Data lines –
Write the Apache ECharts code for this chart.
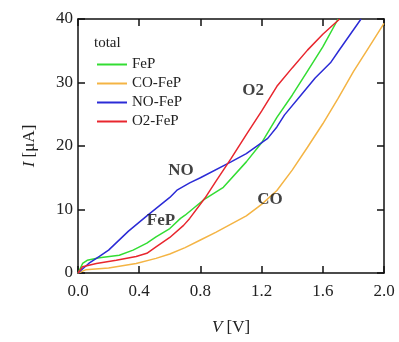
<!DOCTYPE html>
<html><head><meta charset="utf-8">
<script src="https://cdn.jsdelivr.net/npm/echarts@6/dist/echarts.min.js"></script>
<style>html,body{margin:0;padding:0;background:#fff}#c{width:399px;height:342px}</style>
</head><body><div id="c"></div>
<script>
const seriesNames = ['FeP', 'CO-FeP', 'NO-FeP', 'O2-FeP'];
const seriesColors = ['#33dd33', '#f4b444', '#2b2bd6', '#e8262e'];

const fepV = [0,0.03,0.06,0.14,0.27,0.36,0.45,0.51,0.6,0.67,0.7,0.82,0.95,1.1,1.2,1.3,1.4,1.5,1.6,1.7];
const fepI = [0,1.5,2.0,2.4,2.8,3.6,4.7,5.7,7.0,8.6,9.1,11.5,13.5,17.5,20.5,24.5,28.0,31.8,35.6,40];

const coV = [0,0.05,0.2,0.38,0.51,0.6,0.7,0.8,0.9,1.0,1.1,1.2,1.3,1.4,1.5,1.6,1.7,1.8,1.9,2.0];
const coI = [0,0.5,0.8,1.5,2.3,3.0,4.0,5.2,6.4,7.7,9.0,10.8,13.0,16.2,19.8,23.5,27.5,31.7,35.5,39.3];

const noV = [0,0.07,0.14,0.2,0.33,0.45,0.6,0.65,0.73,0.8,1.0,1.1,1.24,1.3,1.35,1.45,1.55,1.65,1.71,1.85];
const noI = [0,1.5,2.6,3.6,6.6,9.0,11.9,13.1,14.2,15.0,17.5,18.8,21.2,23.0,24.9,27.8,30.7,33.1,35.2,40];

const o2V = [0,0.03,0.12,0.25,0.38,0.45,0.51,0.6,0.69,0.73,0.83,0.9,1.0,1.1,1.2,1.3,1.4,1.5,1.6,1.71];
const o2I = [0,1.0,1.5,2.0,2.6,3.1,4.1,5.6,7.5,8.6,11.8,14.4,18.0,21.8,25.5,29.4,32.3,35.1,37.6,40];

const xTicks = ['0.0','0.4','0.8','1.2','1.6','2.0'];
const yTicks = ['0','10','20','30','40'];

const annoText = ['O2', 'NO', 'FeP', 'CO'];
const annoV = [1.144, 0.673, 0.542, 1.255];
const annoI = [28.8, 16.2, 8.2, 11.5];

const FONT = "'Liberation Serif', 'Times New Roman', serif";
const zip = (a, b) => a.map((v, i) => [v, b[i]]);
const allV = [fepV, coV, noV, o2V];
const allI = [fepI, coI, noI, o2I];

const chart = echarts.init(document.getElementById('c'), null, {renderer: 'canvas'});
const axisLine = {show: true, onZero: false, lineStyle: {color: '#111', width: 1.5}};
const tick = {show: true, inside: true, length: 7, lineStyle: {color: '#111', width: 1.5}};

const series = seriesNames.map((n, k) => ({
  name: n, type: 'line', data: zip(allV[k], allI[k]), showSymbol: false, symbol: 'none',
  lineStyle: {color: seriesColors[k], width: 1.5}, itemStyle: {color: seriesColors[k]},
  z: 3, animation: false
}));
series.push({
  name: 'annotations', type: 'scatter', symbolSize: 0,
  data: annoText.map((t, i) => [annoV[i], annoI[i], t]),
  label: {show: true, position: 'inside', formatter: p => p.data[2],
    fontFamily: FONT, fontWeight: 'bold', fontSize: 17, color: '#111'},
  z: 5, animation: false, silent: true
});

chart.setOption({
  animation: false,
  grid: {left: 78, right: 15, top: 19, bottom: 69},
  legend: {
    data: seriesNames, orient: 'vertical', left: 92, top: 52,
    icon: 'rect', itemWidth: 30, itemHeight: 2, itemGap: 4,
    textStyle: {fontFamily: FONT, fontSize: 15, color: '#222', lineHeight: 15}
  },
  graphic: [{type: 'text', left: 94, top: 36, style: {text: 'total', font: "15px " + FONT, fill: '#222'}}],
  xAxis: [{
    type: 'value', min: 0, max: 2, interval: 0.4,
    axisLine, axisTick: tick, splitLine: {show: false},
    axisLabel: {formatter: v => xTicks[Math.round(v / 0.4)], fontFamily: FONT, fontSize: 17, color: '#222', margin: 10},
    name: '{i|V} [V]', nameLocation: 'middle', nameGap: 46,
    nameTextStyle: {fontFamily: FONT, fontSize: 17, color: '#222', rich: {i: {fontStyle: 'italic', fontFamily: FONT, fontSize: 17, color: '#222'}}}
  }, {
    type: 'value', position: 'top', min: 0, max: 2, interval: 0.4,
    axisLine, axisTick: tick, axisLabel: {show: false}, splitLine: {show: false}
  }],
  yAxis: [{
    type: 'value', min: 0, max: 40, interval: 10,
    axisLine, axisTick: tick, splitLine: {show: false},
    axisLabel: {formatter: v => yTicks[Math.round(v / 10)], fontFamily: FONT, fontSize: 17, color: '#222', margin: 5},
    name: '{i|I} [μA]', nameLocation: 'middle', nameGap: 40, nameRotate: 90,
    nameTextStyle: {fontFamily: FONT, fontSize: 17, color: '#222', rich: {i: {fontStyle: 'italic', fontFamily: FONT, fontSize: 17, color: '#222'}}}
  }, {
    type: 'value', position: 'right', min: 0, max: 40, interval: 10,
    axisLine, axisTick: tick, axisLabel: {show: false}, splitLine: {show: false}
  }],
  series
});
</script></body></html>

Work to complete – Without the pictures, output the full listing exactly as it stands.

Expected answer –
Write the Apache ECharts code for this chart.
<!DOCTYPE html>
<html><head><meta charset="utf-8">
<script src="https://cdn.jsdelivr.net/npm/echarts@6/dist/echarts.min.js"></script>
<style>html,body{margin:0;padding:0;background:#fff}#c{width:399px;height:342px}</style>
</head><body><div id="c"></div>
<script>
const seriesNames = ['FeP', 'CO-FeP', 'NO-FeP', 'O2-FeP'];
const seriesColors = ['#33dd33', '#f4b444', '#2b2bd6', '#e8262e'];

const fepV = [0,0.03,0.06,0.14,0.27,0.36,0.45,0.51,0.6,0.67,0.7,0.82,0.95,1.1,1.2,1.3,1.4,1.5,1.6,1.7];
const fepI = [0,1.5,2.0,2.4,2.8,3.6,4.7,5.7,7.0,8.6,9.1,11.5,13.5,17.5,20.5,24.5,28.0,31.8,35.6,40];

const coV = [0,0.05,0.2,0.38,0.51,0.6,0.7,0.8,0.9,1.0,1.1,1.2,1.3,1.4,1.5,1.6,1.7,1.8,1.9,2.0];
const coI = [0,0.5,0.8,1.5,2.3,3.0,4.0,5.2,6.4,7.7,9.0,10.8,13.0,16.2,19.8,23.5,27.5,31.7,35.5,39.3];

const noV = [0,0.07,0.14,0.2,0.33,0.45,0.6,0.65,0.73,0.8,1.0,1.1,1.24,1.3,1.35,1.45,1.55,1.65,1.71,1.85];
const noI = [0,1.5,2.6,3.6,6.6,9.0,11.9,13.1,14.2,15.0,17.5,18.8,21.2,23.0,24.9,27.8,30.7,33.1,35.2,40];

const o2V = [0,0.03,0.12,0.25,0.38,0.45,0.51,0.6,0.69,0.73,0.83,0.9,1.0,1.1,1.2,1.3,1.4,1.5,1.6,1.71];
const o2I = [0,1.0,1.5,2.0,2.6,3.1,4.1,5.6,7.5,8.6,11.8,14.4,18.0,21.8,25.5,29.4,32.3,35.1,37.6,40];

const xTicks = ['0.0','0.4','0.8','1.2','1.6','2.0'];
const yTicks = ['0','10','20','30','40'];

const annoText = ['O2', 'NO', 'FeP', 'CO'];
const annoV = [1.144, 0.673, 0.542, 1.255];
const annoI = [28.8, 16.2, 8.2, 11.5];

const FONT = "'Liberation Serif', 'Times New Roman', serif";
const zip = (a, b) => a.map((v, i) => [v, b[i]]);
const allV = [fepV, coV, noV, o2V];
const allI = [fepI, coI, noI, o2I];

const chart = echarts.init(document.getElementById('c'), null, {renderer: 'canvas'});
const axisLine = {show: true, onZero: false, lineStyle: {color: '#111', width: 1.5}};
const tick = {show: true, inside: true, length: 7, lineStyle: {color: '#111', width: 1.5}};

const series = seriesNames.map((n, k) => ({
  name: n, type: 'line', data: zip(allV[k], allI[k]), showSymbol: false, symbol: 'none',
  lineStyle: {color: seriesColors[k], width: 1.5}, itemStyle: {color: seriesColors[k]},
  z: 3, animation: false
}));
series.push({
  name: 'annotations', type: 'scatter', symbolSize: 0,
  data: annoText.map((t, i) => [annoV[i], annoI[i], t]),
  label: {show: true, position: 'inside', formatter: p => p.data[2],
    fontFamily: FONT, fontWeight: 'bold', fontSize: 17, color: '#111'},
  z: 5, animation: false, silent: true
});

chart.setOption({
  animation: false,
  grid: {left: 78, right: 15, top: 19, bottom: 69},
  legend: {
    data: seriesNames, orient: 'vertical', left: 92, top: 52,
    icon: 'rect', itemWidth: 30, itemHeight: 2, itemGap: 4,
    textStyle: {fontFamily: FONT, fontSize: 15, color: '#222', lineHeight: 15}
  },
  graphic: [{type: 'text', left: 94, top: 36, style: {text: 'total', font: "15px " + FONT, fill: '#222'}}],
  xAxis: [{
    type: 'value', min: 0, max: 2, interval: 0.4,
    axisLine, axisTick: tick, splitLine: {show: false},
    axisLabel: {formatter: v => xTicks[Math.round(v / 0.4)], fontFamily: FONT, fontSize: 17, color: '#222', margin: 10},
    name: '{i|V} [V]', nameLocation: 'middle', nameGap: 46,
    nameTextStyle: {fontFamily: FONT, fontSize: 17, color: '#222', rich: {i: {fontStyle: 'italic', fontFamily: FONT, fontSize: 17, color: '#222'}}}
  }, {
    type: 'value', position: 'top', min: 0, max: 2, interval: 0.4,
    axisLine, axisTick: tick, axisLabel: {show: false}, splitLine: {show: false}
  }],
  yAxis: [{
    type: 'value', min: 0, max: 40, interval: 10,
    axisLine, axisTick: tick, splitLine: {show: false},
    axisLabel: {formatter: v => yTicks[Math.round(v / 10)], fontFamily: FONT, fontSize: 17, color: '#222', margin: 5},
    name: '{i|I} [μA]', nameLocation: 'middle', nameGap: 40, nameRotate: 90,
    nameTextStyle: {fontFamily: FONT, fontSize: 17, color: '#222', rich: {i: {fontStyle: 'italic', fontFamily: FONT, fontSize: 17, color: '#222'}}}
  }, {
    type: 'value', position: 'right', min: 0, max: 40, interval: 10,
    axisLine, axisTick: tick, axisLabel: {show: false}, splitLine: {show: false}
  }],
  series
});
</script></body></html>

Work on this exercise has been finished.